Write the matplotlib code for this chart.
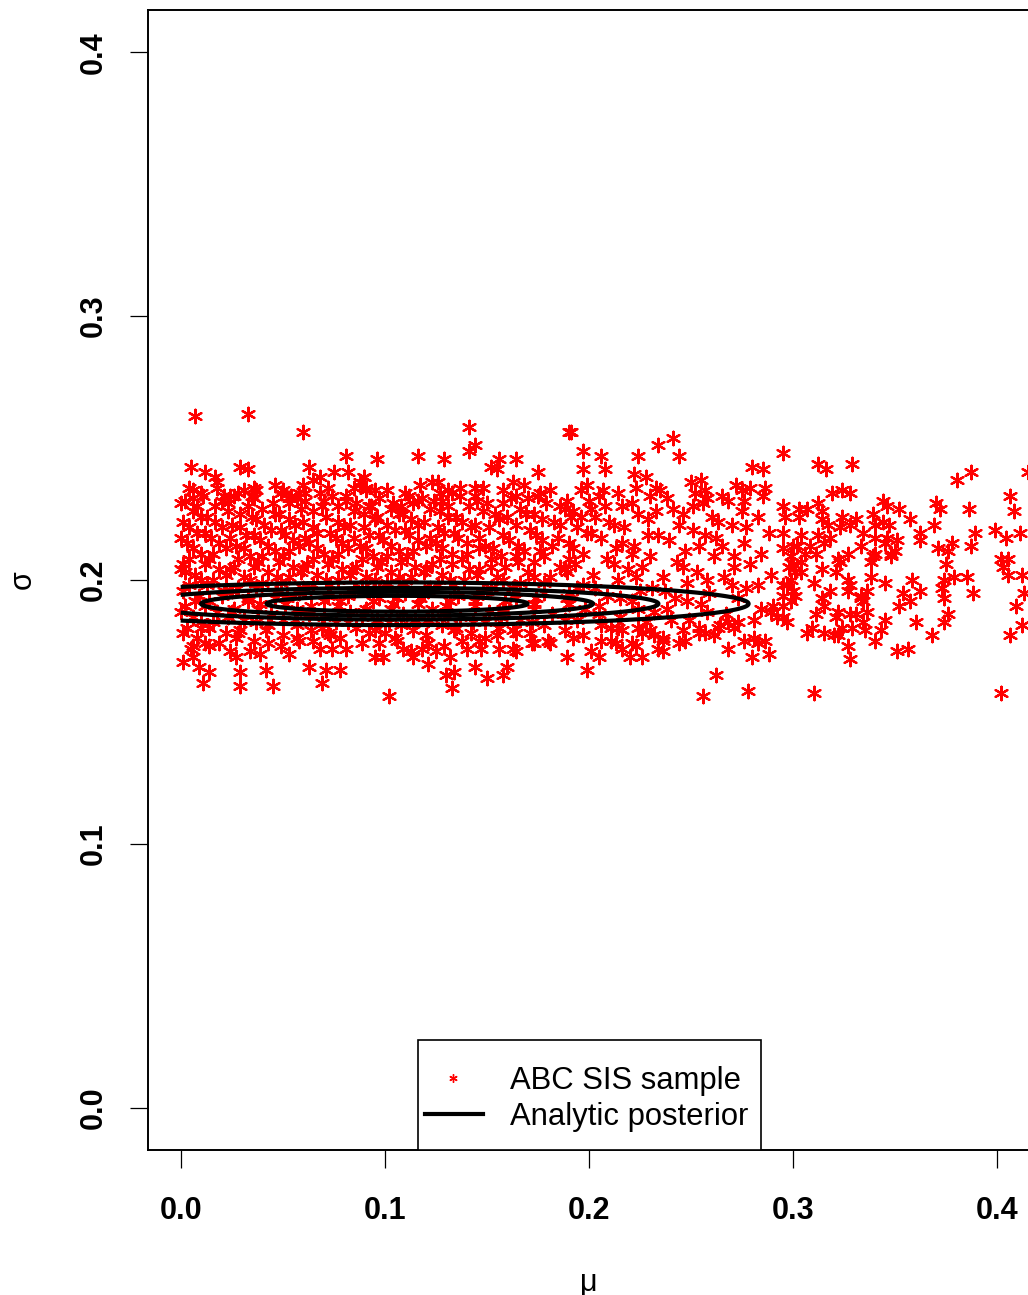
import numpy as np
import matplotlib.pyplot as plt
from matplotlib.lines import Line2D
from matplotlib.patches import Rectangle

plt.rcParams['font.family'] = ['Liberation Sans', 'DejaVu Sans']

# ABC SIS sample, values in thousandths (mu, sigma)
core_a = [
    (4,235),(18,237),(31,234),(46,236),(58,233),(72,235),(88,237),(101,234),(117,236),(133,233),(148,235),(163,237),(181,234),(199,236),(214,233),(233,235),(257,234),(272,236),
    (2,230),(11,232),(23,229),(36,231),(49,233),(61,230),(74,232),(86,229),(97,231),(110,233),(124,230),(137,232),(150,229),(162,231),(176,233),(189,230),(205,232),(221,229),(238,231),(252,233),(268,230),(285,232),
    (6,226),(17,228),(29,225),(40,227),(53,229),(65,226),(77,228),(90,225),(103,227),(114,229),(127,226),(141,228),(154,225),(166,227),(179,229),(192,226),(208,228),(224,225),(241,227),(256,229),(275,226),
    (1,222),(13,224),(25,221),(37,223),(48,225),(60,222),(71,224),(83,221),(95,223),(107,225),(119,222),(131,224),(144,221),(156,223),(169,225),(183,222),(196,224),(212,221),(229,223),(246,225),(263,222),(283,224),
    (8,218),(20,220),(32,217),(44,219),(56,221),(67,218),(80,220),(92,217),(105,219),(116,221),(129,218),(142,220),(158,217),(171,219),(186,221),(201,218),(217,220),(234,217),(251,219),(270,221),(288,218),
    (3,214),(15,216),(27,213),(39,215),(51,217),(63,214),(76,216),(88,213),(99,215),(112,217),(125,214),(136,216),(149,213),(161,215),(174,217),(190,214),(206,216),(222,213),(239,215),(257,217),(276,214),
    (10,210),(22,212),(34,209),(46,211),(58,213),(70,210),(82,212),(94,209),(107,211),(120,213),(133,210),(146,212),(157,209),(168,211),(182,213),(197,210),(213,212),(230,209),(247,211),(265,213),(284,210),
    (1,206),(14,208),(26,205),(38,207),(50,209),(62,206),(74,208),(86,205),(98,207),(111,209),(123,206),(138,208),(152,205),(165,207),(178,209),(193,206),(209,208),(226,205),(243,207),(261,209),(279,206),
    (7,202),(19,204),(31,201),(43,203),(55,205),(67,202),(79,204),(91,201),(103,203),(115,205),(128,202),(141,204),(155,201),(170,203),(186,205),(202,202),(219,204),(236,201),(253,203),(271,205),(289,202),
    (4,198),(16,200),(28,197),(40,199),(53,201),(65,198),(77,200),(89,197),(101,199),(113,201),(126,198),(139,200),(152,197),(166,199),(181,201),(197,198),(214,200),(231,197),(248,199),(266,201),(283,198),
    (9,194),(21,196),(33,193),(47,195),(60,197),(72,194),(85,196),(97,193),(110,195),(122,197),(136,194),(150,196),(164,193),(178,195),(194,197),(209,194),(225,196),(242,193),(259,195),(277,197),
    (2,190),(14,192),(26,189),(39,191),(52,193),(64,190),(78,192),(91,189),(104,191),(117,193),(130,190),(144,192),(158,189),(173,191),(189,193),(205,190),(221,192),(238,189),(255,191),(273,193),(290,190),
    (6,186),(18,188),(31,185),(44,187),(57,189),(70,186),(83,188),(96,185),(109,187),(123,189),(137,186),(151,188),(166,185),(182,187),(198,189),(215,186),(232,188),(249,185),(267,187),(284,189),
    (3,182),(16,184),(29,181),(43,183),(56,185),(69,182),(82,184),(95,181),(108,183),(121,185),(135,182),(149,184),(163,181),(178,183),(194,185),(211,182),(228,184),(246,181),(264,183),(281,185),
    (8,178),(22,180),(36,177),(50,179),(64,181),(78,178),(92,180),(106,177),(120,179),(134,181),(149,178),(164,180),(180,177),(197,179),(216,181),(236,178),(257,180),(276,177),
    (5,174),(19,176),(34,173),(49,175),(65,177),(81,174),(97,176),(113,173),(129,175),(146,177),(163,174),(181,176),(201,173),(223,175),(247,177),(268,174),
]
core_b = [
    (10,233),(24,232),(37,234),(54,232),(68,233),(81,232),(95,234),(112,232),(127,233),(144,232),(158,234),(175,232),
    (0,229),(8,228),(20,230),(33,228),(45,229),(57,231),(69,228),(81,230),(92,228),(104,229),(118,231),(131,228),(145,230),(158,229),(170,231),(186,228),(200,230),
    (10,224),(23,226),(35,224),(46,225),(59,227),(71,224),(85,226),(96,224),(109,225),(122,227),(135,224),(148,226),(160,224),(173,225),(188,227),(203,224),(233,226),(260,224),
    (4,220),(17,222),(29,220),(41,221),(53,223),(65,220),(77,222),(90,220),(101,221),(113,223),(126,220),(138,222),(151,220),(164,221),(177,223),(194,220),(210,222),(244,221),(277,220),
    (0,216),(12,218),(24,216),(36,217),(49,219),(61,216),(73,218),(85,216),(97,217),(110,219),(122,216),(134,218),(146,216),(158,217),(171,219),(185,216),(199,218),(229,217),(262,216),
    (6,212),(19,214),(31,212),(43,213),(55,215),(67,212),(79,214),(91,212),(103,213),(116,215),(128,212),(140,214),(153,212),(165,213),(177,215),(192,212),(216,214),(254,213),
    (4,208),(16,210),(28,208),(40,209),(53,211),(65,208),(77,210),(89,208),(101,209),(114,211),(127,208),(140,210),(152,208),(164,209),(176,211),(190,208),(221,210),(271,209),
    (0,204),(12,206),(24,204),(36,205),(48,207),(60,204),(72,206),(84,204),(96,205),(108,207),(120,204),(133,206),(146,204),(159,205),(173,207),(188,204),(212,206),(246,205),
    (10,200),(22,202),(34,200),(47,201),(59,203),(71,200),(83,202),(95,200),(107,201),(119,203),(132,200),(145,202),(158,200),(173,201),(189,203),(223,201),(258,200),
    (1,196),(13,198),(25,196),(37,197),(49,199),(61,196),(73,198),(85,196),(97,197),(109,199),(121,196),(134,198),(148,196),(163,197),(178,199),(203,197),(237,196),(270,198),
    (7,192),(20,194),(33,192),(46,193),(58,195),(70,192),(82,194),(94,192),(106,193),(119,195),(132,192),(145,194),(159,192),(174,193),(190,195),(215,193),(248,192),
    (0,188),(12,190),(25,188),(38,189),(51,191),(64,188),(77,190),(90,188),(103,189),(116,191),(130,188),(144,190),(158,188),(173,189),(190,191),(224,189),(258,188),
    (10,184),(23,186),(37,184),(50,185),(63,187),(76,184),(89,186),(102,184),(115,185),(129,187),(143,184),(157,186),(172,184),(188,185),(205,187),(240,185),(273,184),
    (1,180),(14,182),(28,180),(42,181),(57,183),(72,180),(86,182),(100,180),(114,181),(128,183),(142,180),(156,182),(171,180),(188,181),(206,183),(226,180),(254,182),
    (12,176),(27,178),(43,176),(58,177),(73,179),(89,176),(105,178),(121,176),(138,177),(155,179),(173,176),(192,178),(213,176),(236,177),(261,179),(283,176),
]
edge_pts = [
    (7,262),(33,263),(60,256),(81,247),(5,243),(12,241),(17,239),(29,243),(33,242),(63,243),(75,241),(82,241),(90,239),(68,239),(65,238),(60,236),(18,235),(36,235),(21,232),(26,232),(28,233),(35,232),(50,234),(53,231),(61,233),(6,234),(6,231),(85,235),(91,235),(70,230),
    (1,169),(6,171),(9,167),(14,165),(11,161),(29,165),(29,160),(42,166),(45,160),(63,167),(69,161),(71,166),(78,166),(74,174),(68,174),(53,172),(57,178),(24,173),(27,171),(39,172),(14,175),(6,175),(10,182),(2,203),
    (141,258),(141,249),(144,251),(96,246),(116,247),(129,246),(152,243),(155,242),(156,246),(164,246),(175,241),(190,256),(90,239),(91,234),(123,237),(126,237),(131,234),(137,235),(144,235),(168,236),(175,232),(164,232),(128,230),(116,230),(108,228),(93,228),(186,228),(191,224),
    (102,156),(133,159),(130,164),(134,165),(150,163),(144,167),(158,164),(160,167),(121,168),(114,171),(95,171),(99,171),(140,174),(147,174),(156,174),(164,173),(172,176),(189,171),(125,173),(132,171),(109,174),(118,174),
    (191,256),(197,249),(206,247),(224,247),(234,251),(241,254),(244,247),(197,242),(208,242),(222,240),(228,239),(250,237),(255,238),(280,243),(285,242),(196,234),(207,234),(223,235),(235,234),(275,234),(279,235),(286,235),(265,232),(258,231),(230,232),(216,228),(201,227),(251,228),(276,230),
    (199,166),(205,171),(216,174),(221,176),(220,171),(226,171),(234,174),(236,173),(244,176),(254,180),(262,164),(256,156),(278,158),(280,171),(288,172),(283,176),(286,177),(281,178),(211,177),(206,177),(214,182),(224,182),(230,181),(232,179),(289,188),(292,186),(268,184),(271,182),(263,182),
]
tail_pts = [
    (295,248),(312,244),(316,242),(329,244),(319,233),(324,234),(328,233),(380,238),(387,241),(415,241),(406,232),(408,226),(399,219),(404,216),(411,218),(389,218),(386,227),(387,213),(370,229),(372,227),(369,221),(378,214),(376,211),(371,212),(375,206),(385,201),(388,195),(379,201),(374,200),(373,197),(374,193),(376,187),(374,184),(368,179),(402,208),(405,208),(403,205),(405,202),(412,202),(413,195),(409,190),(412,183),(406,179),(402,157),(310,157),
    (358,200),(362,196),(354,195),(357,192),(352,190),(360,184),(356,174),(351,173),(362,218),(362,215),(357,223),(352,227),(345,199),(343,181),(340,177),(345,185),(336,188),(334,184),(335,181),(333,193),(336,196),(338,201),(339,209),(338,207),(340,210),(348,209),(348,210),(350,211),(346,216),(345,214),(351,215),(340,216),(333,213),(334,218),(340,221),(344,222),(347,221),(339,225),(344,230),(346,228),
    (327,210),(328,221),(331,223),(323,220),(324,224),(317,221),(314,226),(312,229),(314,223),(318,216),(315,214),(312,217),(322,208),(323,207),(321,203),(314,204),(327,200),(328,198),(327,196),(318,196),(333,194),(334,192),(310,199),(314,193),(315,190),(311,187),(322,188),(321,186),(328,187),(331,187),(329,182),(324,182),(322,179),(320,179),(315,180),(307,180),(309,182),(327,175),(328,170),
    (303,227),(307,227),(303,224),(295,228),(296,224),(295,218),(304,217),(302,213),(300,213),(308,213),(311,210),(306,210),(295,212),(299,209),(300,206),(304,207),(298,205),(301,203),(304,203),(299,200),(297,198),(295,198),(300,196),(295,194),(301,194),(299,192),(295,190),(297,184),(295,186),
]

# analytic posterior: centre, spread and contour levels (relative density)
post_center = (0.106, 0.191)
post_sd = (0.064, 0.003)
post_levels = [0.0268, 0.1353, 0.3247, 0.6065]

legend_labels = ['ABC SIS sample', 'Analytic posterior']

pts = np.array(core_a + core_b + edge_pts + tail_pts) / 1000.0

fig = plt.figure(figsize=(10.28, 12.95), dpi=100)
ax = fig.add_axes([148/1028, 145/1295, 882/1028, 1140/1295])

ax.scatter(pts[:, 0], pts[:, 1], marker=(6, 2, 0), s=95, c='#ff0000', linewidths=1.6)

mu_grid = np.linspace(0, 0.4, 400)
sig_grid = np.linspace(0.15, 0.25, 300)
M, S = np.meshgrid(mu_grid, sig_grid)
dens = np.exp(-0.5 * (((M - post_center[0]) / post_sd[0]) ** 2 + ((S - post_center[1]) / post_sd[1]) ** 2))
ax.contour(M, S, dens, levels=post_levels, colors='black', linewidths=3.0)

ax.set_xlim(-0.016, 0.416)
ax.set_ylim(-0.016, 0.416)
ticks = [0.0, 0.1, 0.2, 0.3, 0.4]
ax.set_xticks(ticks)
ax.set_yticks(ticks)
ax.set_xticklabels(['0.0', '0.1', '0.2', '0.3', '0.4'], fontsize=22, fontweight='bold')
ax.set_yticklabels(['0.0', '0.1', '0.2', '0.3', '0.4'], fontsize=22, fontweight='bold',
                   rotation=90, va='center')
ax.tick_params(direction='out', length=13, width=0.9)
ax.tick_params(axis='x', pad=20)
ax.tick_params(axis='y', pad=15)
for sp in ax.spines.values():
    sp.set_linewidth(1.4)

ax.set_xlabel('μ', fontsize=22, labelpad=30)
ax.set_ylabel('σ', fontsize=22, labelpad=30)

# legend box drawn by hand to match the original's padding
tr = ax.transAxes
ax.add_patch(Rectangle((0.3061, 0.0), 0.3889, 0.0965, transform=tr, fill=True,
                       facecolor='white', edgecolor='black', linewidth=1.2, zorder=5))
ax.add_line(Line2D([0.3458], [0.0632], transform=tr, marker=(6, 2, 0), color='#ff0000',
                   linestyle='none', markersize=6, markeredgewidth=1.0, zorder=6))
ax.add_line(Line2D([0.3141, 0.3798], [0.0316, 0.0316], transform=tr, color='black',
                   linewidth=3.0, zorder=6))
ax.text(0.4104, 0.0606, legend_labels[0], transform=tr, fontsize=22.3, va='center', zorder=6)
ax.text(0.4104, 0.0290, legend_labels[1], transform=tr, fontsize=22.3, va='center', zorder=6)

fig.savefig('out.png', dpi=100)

++++++++++++++++++++

Give back exactly the lines from the first line of the data through the line with "plt.rcParams['font.family'] = ['Liberation", pictures excluded.

Write the matplotlib code for this chart.
import numpy as np
import matplotlib.pyplot as plt
from matplotlib.lines import Line2D
from matplotlib.patches import Rectangle

plt.rcParams['font.family'] = ['Liberation Sans', 'DejaVu Sans']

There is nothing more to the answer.